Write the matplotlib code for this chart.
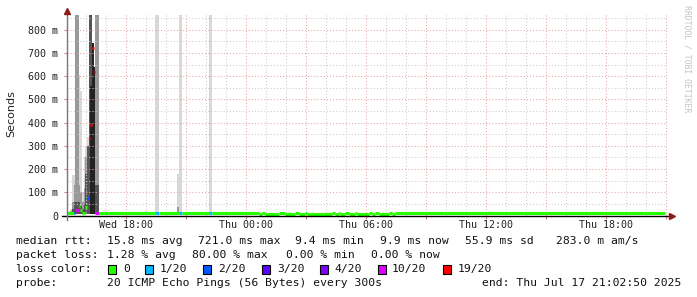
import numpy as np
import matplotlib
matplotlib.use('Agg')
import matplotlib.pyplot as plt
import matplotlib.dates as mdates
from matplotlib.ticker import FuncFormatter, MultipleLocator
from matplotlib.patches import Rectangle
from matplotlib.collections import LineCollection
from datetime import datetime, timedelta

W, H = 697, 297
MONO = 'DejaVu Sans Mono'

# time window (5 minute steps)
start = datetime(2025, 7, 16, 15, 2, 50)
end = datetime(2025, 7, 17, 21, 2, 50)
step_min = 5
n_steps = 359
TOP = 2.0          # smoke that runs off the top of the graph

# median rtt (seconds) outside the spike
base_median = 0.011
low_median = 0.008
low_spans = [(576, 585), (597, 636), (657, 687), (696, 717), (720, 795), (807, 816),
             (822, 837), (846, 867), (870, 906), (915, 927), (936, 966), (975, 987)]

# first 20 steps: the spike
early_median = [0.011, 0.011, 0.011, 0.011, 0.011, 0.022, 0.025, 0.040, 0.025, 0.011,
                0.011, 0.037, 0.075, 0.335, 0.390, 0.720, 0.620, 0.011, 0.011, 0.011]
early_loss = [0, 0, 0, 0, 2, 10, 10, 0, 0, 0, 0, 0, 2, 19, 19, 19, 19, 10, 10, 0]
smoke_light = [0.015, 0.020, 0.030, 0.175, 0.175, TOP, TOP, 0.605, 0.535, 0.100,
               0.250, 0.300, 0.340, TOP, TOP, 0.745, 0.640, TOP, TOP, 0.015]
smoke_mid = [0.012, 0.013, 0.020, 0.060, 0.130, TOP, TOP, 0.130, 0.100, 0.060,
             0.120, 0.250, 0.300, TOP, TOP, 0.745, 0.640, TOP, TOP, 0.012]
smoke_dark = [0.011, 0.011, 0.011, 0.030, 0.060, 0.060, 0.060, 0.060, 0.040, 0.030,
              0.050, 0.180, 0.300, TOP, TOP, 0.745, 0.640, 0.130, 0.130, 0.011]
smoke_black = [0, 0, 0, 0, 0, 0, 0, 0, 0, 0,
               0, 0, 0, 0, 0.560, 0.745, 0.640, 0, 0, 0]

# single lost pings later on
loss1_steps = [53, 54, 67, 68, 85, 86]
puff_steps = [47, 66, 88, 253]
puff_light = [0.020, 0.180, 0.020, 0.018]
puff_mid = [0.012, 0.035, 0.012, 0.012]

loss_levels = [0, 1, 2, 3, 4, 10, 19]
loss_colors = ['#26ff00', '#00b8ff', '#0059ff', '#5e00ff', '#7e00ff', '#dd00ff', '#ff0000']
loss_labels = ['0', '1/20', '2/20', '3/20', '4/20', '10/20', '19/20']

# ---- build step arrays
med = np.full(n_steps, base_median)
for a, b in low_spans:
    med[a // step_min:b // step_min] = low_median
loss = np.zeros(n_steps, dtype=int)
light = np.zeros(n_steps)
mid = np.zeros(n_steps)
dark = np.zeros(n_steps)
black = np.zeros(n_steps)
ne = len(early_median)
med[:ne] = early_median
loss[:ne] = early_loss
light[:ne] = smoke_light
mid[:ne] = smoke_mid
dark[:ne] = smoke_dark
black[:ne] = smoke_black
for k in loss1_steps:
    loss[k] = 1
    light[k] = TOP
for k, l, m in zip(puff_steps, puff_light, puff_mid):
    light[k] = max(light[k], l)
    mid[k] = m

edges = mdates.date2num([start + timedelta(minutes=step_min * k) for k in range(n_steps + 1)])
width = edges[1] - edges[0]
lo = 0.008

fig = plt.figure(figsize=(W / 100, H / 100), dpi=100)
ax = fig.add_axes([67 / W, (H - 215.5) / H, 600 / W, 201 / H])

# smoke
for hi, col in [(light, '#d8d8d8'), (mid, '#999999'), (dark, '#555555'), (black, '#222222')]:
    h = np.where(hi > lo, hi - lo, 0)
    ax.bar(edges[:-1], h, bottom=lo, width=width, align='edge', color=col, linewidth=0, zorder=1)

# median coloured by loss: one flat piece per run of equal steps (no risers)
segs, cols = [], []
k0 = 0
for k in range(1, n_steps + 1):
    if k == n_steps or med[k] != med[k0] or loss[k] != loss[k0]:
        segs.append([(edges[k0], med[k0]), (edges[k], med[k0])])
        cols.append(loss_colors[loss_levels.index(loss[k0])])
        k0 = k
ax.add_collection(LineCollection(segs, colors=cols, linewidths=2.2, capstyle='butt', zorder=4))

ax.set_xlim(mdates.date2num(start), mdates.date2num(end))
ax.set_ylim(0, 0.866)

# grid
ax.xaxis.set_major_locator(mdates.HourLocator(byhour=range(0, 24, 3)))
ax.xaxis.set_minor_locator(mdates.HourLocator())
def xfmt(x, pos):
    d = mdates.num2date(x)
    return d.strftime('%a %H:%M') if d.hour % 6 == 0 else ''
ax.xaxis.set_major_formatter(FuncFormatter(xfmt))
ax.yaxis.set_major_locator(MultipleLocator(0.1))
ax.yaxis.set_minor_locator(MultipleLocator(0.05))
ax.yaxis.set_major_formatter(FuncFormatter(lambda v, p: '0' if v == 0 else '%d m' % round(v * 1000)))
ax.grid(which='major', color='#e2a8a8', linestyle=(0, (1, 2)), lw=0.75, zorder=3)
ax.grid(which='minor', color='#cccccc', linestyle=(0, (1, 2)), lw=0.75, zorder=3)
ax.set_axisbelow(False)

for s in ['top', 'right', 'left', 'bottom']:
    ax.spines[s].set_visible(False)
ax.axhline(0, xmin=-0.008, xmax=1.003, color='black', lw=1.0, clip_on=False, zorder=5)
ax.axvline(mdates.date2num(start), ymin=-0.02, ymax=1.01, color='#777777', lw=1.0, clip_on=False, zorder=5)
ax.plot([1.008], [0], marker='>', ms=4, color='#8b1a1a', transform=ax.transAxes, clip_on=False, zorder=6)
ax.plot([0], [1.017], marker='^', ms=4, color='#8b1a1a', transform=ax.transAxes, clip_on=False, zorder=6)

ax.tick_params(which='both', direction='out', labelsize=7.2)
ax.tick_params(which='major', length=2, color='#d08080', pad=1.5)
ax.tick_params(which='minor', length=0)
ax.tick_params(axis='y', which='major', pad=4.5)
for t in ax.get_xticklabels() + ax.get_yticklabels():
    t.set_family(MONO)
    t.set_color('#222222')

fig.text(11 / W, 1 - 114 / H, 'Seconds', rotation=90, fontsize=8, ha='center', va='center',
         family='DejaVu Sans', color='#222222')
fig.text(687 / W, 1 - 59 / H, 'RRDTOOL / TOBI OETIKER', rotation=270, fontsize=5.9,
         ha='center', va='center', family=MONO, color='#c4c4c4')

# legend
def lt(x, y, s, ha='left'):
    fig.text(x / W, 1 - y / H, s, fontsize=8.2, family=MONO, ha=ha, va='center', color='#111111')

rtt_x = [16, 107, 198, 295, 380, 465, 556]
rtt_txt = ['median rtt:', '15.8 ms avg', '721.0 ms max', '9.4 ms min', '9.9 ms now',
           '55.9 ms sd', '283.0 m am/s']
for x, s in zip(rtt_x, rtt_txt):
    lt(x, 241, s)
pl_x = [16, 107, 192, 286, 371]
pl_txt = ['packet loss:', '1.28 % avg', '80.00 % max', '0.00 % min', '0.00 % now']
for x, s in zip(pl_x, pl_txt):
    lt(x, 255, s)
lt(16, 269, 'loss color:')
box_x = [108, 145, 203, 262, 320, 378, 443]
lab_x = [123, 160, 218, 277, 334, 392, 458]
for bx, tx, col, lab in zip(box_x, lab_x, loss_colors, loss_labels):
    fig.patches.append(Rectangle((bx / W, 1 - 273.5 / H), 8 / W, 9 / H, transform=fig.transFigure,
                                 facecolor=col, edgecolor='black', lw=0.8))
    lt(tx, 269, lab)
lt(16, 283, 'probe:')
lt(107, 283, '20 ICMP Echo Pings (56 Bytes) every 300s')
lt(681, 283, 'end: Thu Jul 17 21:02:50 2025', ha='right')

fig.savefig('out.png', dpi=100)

------------------------------------------------------------------------

AIM: Leave out the pictures, then repeat the listing above exactly from its first line to the line with "0, 0, 0, 0, 0.560, 0.745, 0.640, 0, 0, 0]", inclusive.

RESPONSE TO THIS EXERCISE:
Write the matplotlib code for this chart.
import numpy as np
import matplotlib
matplotlib.use('Agg')
import matplotlib.pyplot as plt
import matplotlib.dates as mdates
from matplotlib.ticker import FuncFormatter, MultipleLocator
from matplotlib.patches import Rectangle
from matplotlib.collections import LineCollection
from datetime import datetime, timedelta

W, H = 697, 297
MONO = 'DejaVu Sans Mono'

# time window (5 minute steps)
start = datetime(2025, 7, 16, 15, 2, 50)
end = datetime(2025, 7, 17, 21, 2, 50)
step_min = 5
n_steps = 359
TOP = 2.0          # smoke that runs off the top of the graph

# median rtt (seconds) outside the spike
base_median = 0.011
low_median = 0.008
low_spans = [(576, 585), (597, 636), (657, 687), (696, 717), (720, 795), (807, 816),
             (822, 837), (846, 867), (870, 906), (915, 927), (936, 966), (975, 987)]

# first 20 steps: the spike
early_median = [0.011, 0.011, 0.011, 0.011, 0.011, 0.022, 0.025, 0.040, 0.025, 0.011,
                0.011, 0.037, 0.075, 0.335, 0.390, 0.720, 0.620, 0.011, 0.011, 0.011]
early_loss = [0, 0, 0, 0, 2, 10, 10, 0, 0, 0, 0, 0, 2, 19, 19, 19, 19, 10, 10, 0]
smoke_light = [0.015, 0.020, 0.030, 0.175, 0.175, TOP, TOP, 0.605, 0.535, 0.100,
               0.250, 0.300, 0.340, TOP, TOP, 0.745, 0.640, TOP, TOP, 0.015]
smoke_mid = [0.012, 0.013, 0.020, 0.060, 0.130, TOP, TOP, 0.130, 0.100, 0.060,
             0.120, 0.250, 0.300, TOP, TOP, 0.745, 0.640, TOP, TOP, 0.012]
smoke_dark = [0.011, 0.011, 0.011, 0.030, 0.060, 0.060, 0.060, 0.060, 0.040, 0.030,
              0.050, 0.180, 0.300, TOP, TOP, 0.745, 0.640, 0.130, 0.130, 0.011]
smoke_black = [0, 0, 0, 0, 0, 0, 0, 0, 0, 0,
               0, 0, 0, 0, 0.560, 0.745, 0.640, 0, 0, 0]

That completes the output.